Survey Finds Women and Men Make Home-Buying Decisions with Head and Heart

 Square-footage and price are important elements to consider when selecting a home but according to a new survey from Coldwell Banker Real Estate of 1,000 men and women, they both also rely on how they feel and how their lifestyle fits into a home when looking for a place to live. The survey found 28 percent of women and 25 percent of men put more emphasis on their feelings about a home than they do on the layout, square footage, or price. The majority of women (62 percent) and men (61 percent) also know within the first visit if the home is right for them.

“A home is more than square-footage and the number of bedrooms and bathrooms, and this survey shows just how much emotion can play a role in home buying process,” says Jessica Edwards, Coldwell Banker Real Estate consumer specialist. “When two people are looking for a home together, there are many considerations to take into account. Of course, price and layout matter, but ‘feeling at home’ is an important factor.”

The survey also reveals insights into the roles men and women play at home and finds some interesting differences between age groups.

Women Take Charge of Making a House a Home:

Over half of women (54 percent) say that they take the lead when it comes to decorating.

However, younger men play a larger role in décor decisions than their older counterparts. Forty-eight (48) percent of younger respondents, age 18-44, say decorating is mutual; this decreases to 36 percent for respondents 55 and over.
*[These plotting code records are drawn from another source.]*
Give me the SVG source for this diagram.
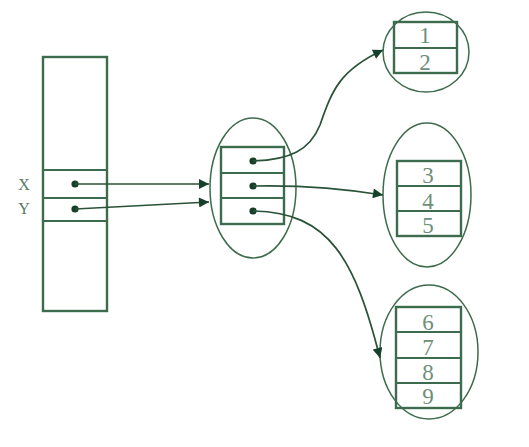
<svg xmlns="http://www.w3.org/2000/svg" width="529" height="447" viewBox="0 0 529 447">
<style>
.box{fill:none;stroke:#3d6b4d;stroke-width:2.4}
.ln{stroke:#3d6b4d;stroke-width:2.2}
.ell{fill:none;stroke:#3d6b4d;stroke-width:1.5}
.conn{fill:none;stroke:#2a5238;stroke-width:1.7}
.dot{fill:#17402a}
.num{font-family:"Liberation Serif",serif;font-size:23px;fill:#6e8f7a;text-anchor:middle}
.lbl{font-family:"Liberation Serif",serif;font-size:16px;fill:#5a7a66;text-anchor:middle}
</style>
<defs>
<marker id="ah" viewBox="0 0 10 10" refX="10" refY="5" markerWidth="11" markerHeight="10" markerUnits="userSpaceOnUse" orient="auto">
<path d="M0,0 L10,5 L0,10 z" fill="#17402a"/>
</marker>
</defs>
<rect width="529" height="447" fill="#fff"/>
<g id="stack">
<rect class="box" x="43" y="57" width="64" height="254"/>
<line class="ln" x1="43" y1="170" x2="107" y2="170"/>
<line class="ln" x1="43" y1="198" x2="107" y2="198"/>
<line class="ln" x1="43" y1="221" x2="107" y2="221"/>
<text class="lbl" x="24" y="190">X</text>
<text class="lbl" x="24" y="214">Y</text>
<circle class="dot" cx="75" cy="184" r="3.6"/>
<circle class="dot" cx="75" cy="209" r="3.6"/>
</g>
<g id="middle">
<ellipse class="ell" cx="253" cy="188" rx="43" ry="70"/>
<rect class="box" x="221" y="147" width="63" height="77"/>
<line class="ln" x1="221" y1="173" x2="284" y2="173"/>
<line class="ln" x1="221" y1="198" x2="284" y2="198"/>
<circle class="dot" cx="253" cy="161" r="3.6"/>
<circle class="dot" cx="253" cy="186" r="3.6"/>
<circle class="dot" cx="253" cy="211" r="3.6"/>
</g>
<g id="node12">
<ellipse class="ell" cx="426" cy="52" rx="43" ry="40"/>
<rect class="box" x="394" y="22" width="63" height="51"/>
<line class="ln" x1="394" y1="48" x2="457" y2="48"/>
<text class="num" x="425" y="43">1</text>
<text class="num" x="425" y="70">2</text>
</g>
<g id="node345">
<ellipse class="ell" cx="427" cy="195" rx="44" ry="72"/>
<rect class="box" x="397" y="161" width="64" height="75"/>
<line class="ln" x1="397" y1="186" x2="461" y2="186"/>
<line class="ln" x1="397" y1="211" x2="461" y2="211"/>
<text class="num" x="428" y="183">3</text>
<text class="num" x="428" y="209">4</text>
<text class="num" x="428" y="233">5</text>
</g>
<g id="node6789">
<ellipse class="ell" cx="429" cy="352" rx="49" ry="67"/>
<rect class="box" x="396" y="307" width="65" height="101"/>
<line class="ln" x1="396" y1="332" x2="461" y2="332"/>
<line class="ln" x1="396" y1="358" x2="461" y2="358"/>
<line class="ln" x1="396" y1="383" x2="461" y2="383"/>
<text class="num" x="428" y="330">6</text>
<text class="num" x="428" y="355">7</text>
<text class="num" x="428" y="380">8</text>
<text class="num" x="428" y="404">9</text>
</g>
<g id="connectors">
<path class="conn" d="M75,184 L209,184" marker-end="url(#ah)"/>
<path class="conn" d="M75,209 L209,202" marker-end="url(#ah)"/>
<path class="conn" d="M253,161 C290,160 310,150 320,125 C332,90 340,70 383,50" marker-end="url(#ah)"/>
<path class="conn" d="M253,186 C300,185 340,188 383,195" marker-end="url(#ah)"/>
<path class="conn" d="M253,211 C330,212 355,260 380,358" marker-end="url(#ah)"/>
</g>
</svg>
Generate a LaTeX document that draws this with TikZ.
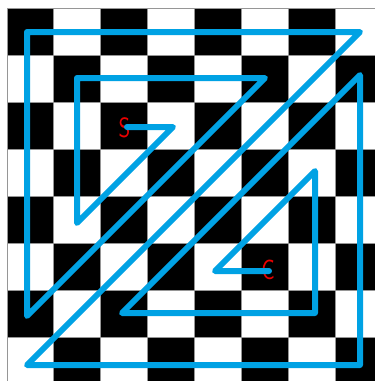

Women also cook it up in the kitchen. Sixty-eight (68) percent of women say they are the “primary chef” for their household.

Not to be outdone, some men are also putting on the apron—occasionally. Nearly a quarter of men (23 percent) say cooking is their job.

Age Changes How Men and Women Feel “At Home”

Sharing financial decisions may get easier over time. Fifty-four (54) percent of people age 18-44 say major financial decisions are mutual, compared to 60 percent of those 45-54. This increases to 70 percent for people 55 and over.

Interestingly, as age increases, so does contentment with the current status of the home. Almost half (45 percent) of those older than 55 say they are very happy with their home just the way it is, compared to 25 percent of those age 18-44.

More men seem to be focused on making significant changes to the home (9 percent) compared to women (5 percent).

For couples entering the home-buying process, here are Edwards’ tips for harmonious house-hunting:

• Each person should come up with a list of a few things that are most important and then come together as a couple to decide on a list of the top three to five things that are important for the home.

• When looking for a home, communication is key. Consider designating a point person for different aspects of the home-buying process, so that information is not delayed or communicated to just one part of the couple.

• Don’t get too many people involved; typically more people means more stress and what is most important is that the couple is happy with the decisions being made.

• Don’t forget to have fun! Remember that this home will be the place to build memories and a life together.